W ten sposób urabia się psychologja społeczeństwa w stosunku do Rosji, która później może bardzo utrudnić najważniejsze dla naszego bytu, a niewątpliwie najtrudniejsze zadanie - zorganizowania po naszej stronie i wywołania po stronie rosyjskiej jedynej polityki, mogącej i nam, i Rosji zapewnić samodzielność gospodarczą i polityczną oraz rolę w świecie, odpowiadającą siłom i położeniu każdego z dwóch narodów.
Pierwszym warunkiem tej polityki jest żeby polska nie dawała się używać za narzędzie przeciw Rosji, a Rosja przeciw Polsce.

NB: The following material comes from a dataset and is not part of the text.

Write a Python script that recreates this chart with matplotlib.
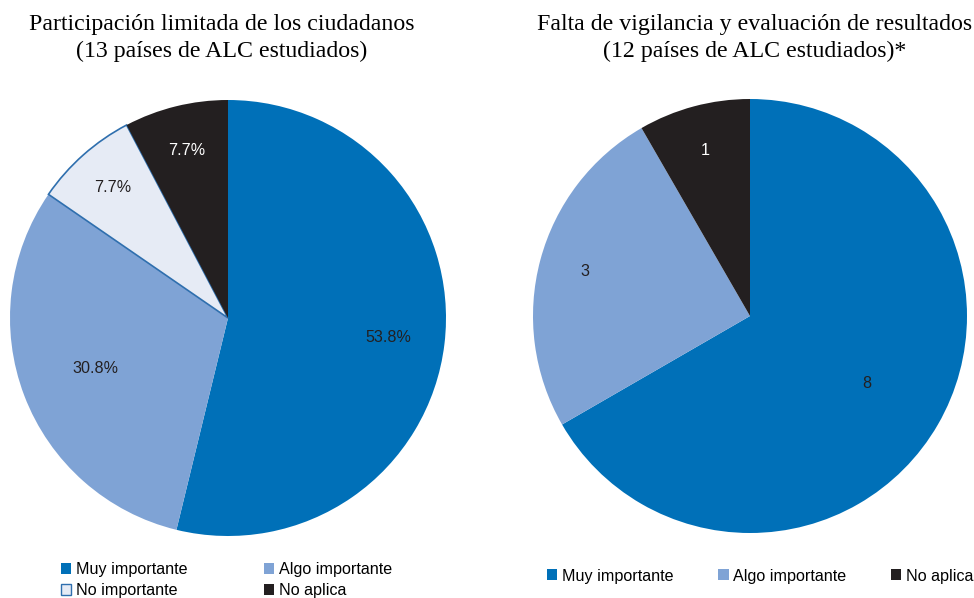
import numpy as np
import matplotlib.pyplot as plt
from matplotlib.patches import Patch

plt.rcParams['font.family'] = ['Liberation Sans', 'DejaVu Sans']

categorias1 = ["Muy importante", "Algo importante", "No importante", "No aplica"]
valores1 = [53.8, 30.8, 7.7, 7.7]
colores1 = ["#0070b8", "#7fa3d5", "#e6ebf5", "#231f20"]
titulo1 = "Participación limitada de los ciudadanos\n(13 países de ALC estudiados)"

categorias2 = ["Muy importante", "Algo importante", "No aplica"]
valores2 = [8, 3, 1]
colores2 = ["#0070b8", "#7fa3d5", "#231f20"]
titulo2 = "Falta de vigilancia y evaluación de resultados\n(12 países de ALC estudiados)*"

W, H = 974, 598
fig = plt.figure(figsize=(W / 100, H / 100), dpi=100)


def pie_axes(cx, cy, r):
    # cx, cy, r en pixeles (y desde arriba)
    return fig.add_axes([(cx - r) / W, 1 - (cy + r) / H, 2 * r / W, 2 * r / H])


def draw_pie(ax, vals, cols, labels, dists, txtcols):
    wedges, _ = ax.pie(vals, colors=cols, startangle=90, counterclock=False,
                       radius=1, wedgeprops=dict(linewidth=0))
    for w, lab, d, tc in zip(wedges, labels, dists, txtcols):
        mid = np.deg2rad((w.theta1 + w.theta2) / 2)
        ax.text(d * np.cos(mid), d * np.sin(mid), lab, ha='center', va='center',
                fontsize=11.6, color=tc)
    ax.set_xlim(-1, 1)
    ax.set_ylim(-1, 1)
    ax.set_aspect('equal')
    ax.axis('off')
    return wedges


ax1 = pie_axes(228, 318, 218)
w1 = draw_pie(ax1, valores1, colores1, [f"{v}%" for v in valores1],
              [0.74, 0.65, 0.80, 0.79], ["#231f20", "#231f20", "#231f20", "white"])
w1[2].set_edgecolor("#2f6fae")
w1[2].set_linewidth(1.2)

ax2 = pie_axes(750, 316, 217)
w2 = draw_pie(ax2, valores2, colores2, [str(v) for v in valores2],
              [0.62, 0.79, 0.79], ["#231f20", "#231f20", "white"])

fig.text(222 / W, 1 - 38 / H, titulo1, ha='center', va='center',
         fontsize=17.2, family='Liberation Serif', linespacing=1.35)
fig.text(755 / W, 1 - 38 / H, titulo2, ha='center', va='center',
         fontsize=17.2, family='Liberation Serif', linespacing=1.35)

h1 = [Patch(facecolor=c, edgecolor="#2f6fae" if c == "#e6ebf5" else c,
            linewidth=1 if c == "#e6ebf5" else 0) for c in colores1]
order = [0, 2, 1, 3]
fig.legend([h1[i] for i in order], [categorias1[i] for i in order], ncol=2,
           loc='center left', bbox_to_anchor=(61 / W, 1 - 580 / H),
           frameon=False, fontsize=11.6, handlelength=0.65, handleheight=0.65,
           handletextpad=0.3, columnspacing=4.7, labelspacing=0.35,
           borderpad=0, borderaxespad=0)

h2 = [Patch(facecolor=c, linewidth=0) for c in colores2]
fig.legend(h2, categorias2, ncol=3,
           loc='center left', bbox_to_anchor=(547 / W, 1 - 576 / H),
           frameon=False, fontsize=11.6, handlelength=0.65, handleheight=0.65,
           handletextpad=0.3, columnspacing=2.75,
           borderpad=0, borderaxespad=0)

fig.savefig("out.png", dpi=100)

Pierwsze zależy w całości od nas; na drugie możemy mieć mniej lub więcej wpływu w zależności od tego, ile dobrej woli, energji i rozumienia rzeczy w pracę na tem polu włożymy.
Obóz narodowy w Polsce ma już poza sobą niemało tej pracy, wykonanej w okresie przedwojennym i w czasie wojny. Organizując nowoczesną politykę polską, zrozumiał on potrzebę zmiany stosunku do Rosji, nie ze względu na takie lub inne korzyści miejscowe w ziemiach podległych państwu rosyjskiemu, ale ze względu na sprawę polską, jako całość. Była to jedna z najważniejszych jego prac, a jednocześnie najtrudniejsza, bo prowadzona równolegle z walką przeciw bieżącej polityce antypolskiej rządu rosyjskiego, a zarazem w walce z płytkością polityczną znacznej części naszej opinji publicznej i z wpływami na nią niemieckiemi, astrjackiemi i żydowskiemi. Wykonanie tej pracy pozwoliło mu zorganizować podczas wojny politykę, która nam dała zjednoczoną i niepodległą Polskę.
Dziś od tego przede wszystkiem, jak się urobi nasz stosunek do Rosji i Rosji do nas, zależy, czy zjednoczenie to będzie trwałe, czy niepodległość będzie istotna, czy fikcyjna. I dlatego obóz, który umie pracować dla przyszłości, powinien pracę nad urabianiem tego stosunku już dziś z całą energją podjąć (...)".